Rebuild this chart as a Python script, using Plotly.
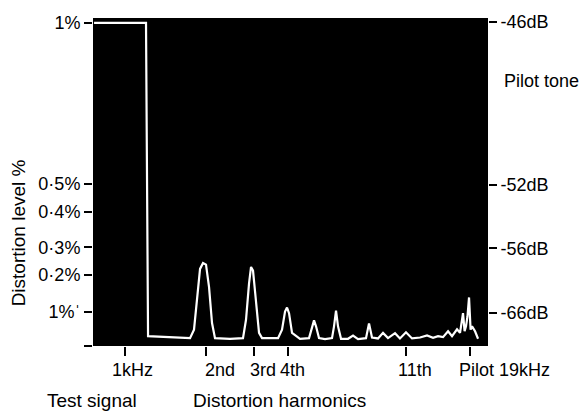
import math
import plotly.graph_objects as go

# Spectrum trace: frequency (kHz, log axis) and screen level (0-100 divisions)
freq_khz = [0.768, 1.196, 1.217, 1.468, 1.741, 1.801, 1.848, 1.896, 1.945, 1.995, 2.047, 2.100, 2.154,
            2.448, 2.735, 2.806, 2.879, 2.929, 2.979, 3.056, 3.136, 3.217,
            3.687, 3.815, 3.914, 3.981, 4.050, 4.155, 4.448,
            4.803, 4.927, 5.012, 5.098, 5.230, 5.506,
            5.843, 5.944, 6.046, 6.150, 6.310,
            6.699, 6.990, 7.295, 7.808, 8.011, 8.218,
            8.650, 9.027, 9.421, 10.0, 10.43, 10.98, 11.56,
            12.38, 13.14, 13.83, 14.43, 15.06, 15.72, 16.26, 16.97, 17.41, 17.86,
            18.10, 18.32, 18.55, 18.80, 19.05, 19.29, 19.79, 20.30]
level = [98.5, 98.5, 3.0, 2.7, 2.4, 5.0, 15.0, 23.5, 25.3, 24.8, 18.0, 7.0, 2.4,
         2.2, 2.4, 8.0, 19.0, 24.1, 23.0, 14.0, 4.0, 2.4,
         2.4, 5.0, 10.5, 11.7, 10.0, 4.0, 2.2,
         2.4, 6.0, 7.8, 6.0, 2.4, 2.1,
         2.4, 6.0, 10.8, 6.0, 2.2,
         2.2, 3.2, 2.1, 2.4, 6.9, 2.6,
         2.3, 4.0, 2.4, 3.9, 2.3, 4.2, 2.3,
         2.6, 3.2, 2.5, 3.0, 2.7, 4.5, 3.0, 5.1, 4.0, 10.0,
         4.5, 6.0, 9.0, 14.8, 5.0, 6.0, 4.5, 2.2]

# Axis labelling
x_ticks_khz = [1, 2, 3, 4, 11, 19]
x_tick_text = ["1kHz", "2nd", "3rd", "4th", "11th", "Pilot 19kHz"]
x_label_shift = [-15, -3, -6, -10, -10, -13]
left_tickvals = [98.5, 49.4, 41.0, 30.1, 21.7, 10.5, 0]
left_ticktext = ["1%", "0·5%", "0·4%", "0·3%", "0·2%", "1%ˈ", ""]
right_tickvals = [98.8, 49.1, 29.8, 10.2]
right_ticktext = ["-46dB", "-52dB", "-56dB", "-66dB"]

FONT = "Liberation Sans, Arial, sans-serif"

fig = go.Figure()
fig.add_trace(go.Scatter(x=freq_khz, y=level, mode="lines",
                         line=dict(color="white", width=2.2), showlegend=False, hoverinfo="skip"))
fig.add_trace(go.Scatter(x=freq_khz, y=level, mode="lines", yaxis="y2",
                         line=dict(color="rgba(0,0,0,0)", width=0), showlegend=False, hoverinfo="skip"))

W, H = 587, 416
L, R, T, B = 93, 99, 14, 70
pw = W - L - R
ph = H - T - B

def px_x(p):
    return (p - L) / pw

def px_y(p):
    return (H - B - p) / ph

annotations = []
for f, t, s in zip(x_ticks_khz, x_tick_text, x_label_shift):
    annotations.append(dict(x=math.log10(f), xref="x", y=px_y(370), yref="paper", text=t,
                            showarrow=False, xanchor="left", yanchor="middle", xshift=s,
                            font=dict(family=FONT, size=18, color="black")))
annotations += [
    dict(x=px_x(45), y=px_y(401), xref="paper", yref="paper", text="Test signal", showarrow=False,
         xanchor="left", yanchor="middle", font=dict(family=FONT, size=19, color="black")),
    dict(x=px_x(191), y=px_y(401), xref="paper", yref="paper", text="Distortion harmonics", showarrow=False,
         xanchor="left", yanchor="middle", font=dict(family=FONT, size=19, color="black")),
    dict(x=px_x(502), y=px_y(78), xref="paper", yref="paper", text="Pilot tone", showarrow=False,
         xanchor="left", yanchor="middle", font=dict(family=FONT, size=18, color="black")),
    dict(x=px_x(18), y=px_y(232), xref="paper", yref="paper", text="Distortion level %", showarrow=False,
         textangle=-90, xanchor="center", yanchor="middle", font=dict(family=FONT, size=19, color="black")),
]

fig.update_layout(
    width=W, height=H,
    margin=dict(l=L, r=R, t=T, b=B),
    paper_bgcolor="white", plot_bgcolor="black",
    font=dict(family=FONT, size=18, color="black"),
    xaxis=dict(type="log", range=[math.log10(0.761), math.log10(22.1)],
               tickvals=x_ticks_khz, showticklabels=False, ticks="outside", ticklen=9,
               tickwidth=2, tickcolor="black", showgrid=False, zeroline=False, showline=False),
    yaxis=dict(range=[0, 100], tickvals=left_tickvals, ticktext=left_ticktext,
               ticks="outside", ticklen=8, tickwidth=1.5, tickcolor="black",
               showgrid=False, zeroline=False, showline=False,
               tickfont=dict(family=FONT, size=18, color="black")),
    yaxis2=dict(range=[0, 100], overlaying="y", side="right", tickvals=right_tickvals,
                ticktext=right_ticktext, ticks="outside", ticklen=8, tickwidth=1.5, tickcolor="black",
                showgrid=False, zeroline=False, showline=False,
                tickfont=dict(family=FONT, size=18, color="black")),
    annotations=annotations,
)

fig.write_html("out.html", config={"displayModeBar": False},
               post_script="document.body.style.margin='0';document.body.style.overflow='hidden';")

**AIM OF THE TASK**
Transcribe the opening line of the listing above, please, and every line after it through the line with "import plotly.graph_objects as go", word for word, without pictures.

**EXERCISE RESULT**
Rebuild this chart as a Python script, using Plotly.
import math
import plotly.graph_objects as go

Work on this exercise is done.